- **Given instruction**
Print exactly, please, the lines from the top of the entries below up to and including the line with "from bokeh.resources import INLINE", and nothing else; pictures are excluded.
-- start --
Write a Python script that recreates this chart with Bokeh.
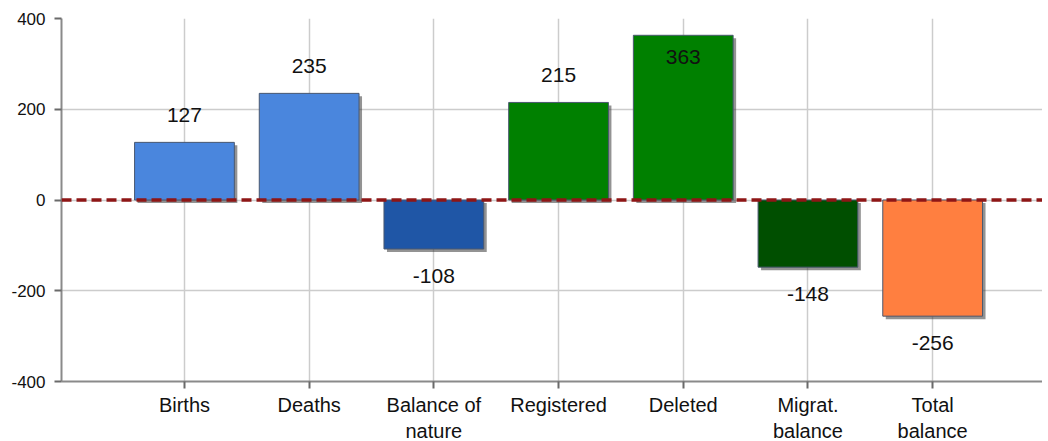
from bokeh.plotting import figure
from bokeh.models import ColumnDataSource, Span, FixedTicker, Range1d
from bokeh.core.properties import value
from bokeh.embed import file_html
from bokeh.resources import INLINE

categories = ["Births", "Deaths", "Balance of\nnature", "Registered", "Deleted",
              "Migrat.\nbalance", "Total\nbalance"]
values = [127, 235, -108, 215, 363, -148, -256]
colors = ["#4a86dd", "#4a86dd", "#1f56a6", "#008000", "#008000", "#004f00", "#ff7f40"]
y_ticks = [-400, -200, 0, 200, 400]

FONT = "Liberation Sans"
xs = list(range(1, len(values) + 1))
bar_w = 0.8
px_per_unit = 124.7
frame_w = 981

p = figure(frame_width=frame_w, frame_height=363, output_backend="svg", toolbar_location=None,
           x_range=Range1d(0.014, 0.014 + frame_w / px_per_unit), y_range=Range1d(-400, 400),
           min_border_left=61, min_border_top=18, min_border_right=0, min_border_bottom=5)
p.outline_line_color = None
p.background_fill_color = "white"

# shadows (offset in data units ~3px)
dx = 3 / px_per_unit
dy = 3 / (363 / 800)
sh = ColumnDataSource(dict(
    left=[x - bar_w / 2 + dx for x in xs],
    right=[x + bar_w / 2 + dx for x in xs],
    top=[max(v, 0) - dy for v in values],
    bottom=[min(v, 0) - dy for v in values],
))
p.quad(left="left", right="right", top="top", bottom="bottom", source=sh,
       fill_color="#3a3a3a", fill_alpha=0.55, line_color=None)

src = ColumnDataSource(dict(x=xs, top=values, color=colors))
p.vbar(x="x", top="top", bottom=0, width=bar_w, source=src, fill_color="color",
       line_color="#4a5870", line_width=1)

# value labels
lab_y = []
for v in values:
    if v >= 0:
        lab_y.append(v + 60 if v + 60 <= 390 else v - 48)
    else:
        lab_y.append(v - 60)
lsrc = ColumnDataSource(dict(x=xs, y=lab_y, t=[str(v) for v in values]))
p.text(x="x", y="y", text="t", source=lsrc, text_align="center", text_baseline="middle",
       text_font=value(FONT), text_font_size="21px", text_color="#111111")

p.add_layout(Span(location=0, dimension="width", line_color="#8e1616", line_width=3.5,
                  line_dash="10 5"))

# axes
p.xaxis.ticker = FixedTicker(ticks=xs)
p.xaxis.major_label_overrides = {x: c for x, c in zip(xs, categories)}
p.yaxis.ticker = FixedTicker(ticks=y_ticks)
p.yaxis.major_label_overrides = {t: str(t) for t in y_ticks}
for ax in (p.xaxis[0], p.yaxis[0]):
    ax.axis_line_color = "#8a8a8a"
    ax.axis_line_width = 2
    ax.major_tick_line_color = "#6a6a6a"
    ax.major_tick_line_width = 2
    ax.major_tick_out = 7
    ax.major_tick_in = 0
    ax.minor_tick_line_color = None
    ax.major_label_text_font = FONT
    ax.major_label_text_color = "#111111"
p.xaxis.major_label_text_font_size = "20px"
p.xaxis.major_label_standoff = 5
p.yaxis.major_label_text_font_size = "17px"
p.yaxis.major_label_standoff = 9

p.xgrid.ticker = FixedTicker(ticks=xs)
p.ygrid.ticker = FixedTicker(ticks=y_ticks)
p.grid.grid_line_color = "#cccccc"
p.grid.grid_line_width = 1.5

open("out.html", "w").write(file_html(p, INLINE))
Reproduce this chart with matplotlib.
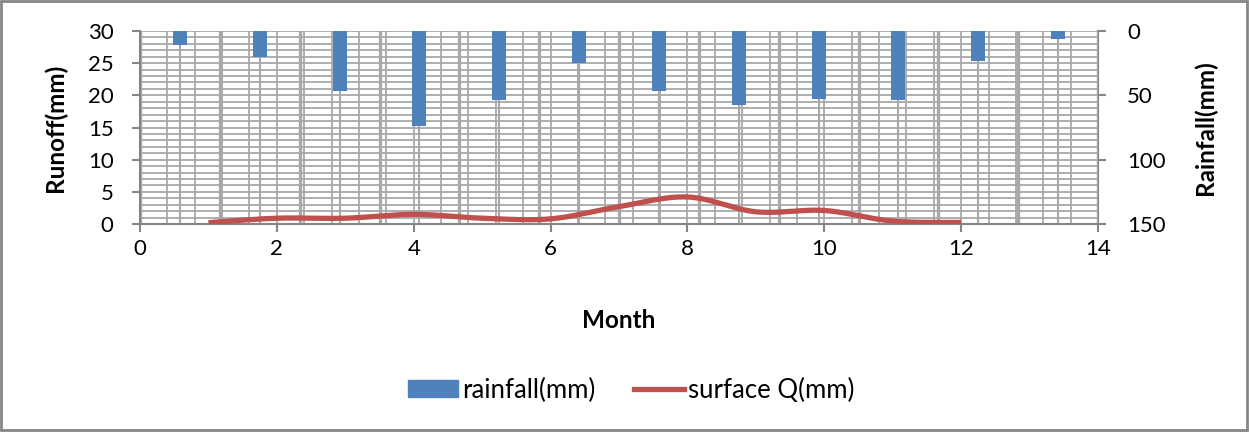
-- end --
- **Written response**
Write a Python script that recreates this chart with Bokeh.
from bokeh.plotting import figure
from bokeh.models import ColumnDataSource, Span, FixedTicker, Range1d
from bokeh.core.properties import value
from bokeh.embed import file_html
from bokeh.resources import INLINE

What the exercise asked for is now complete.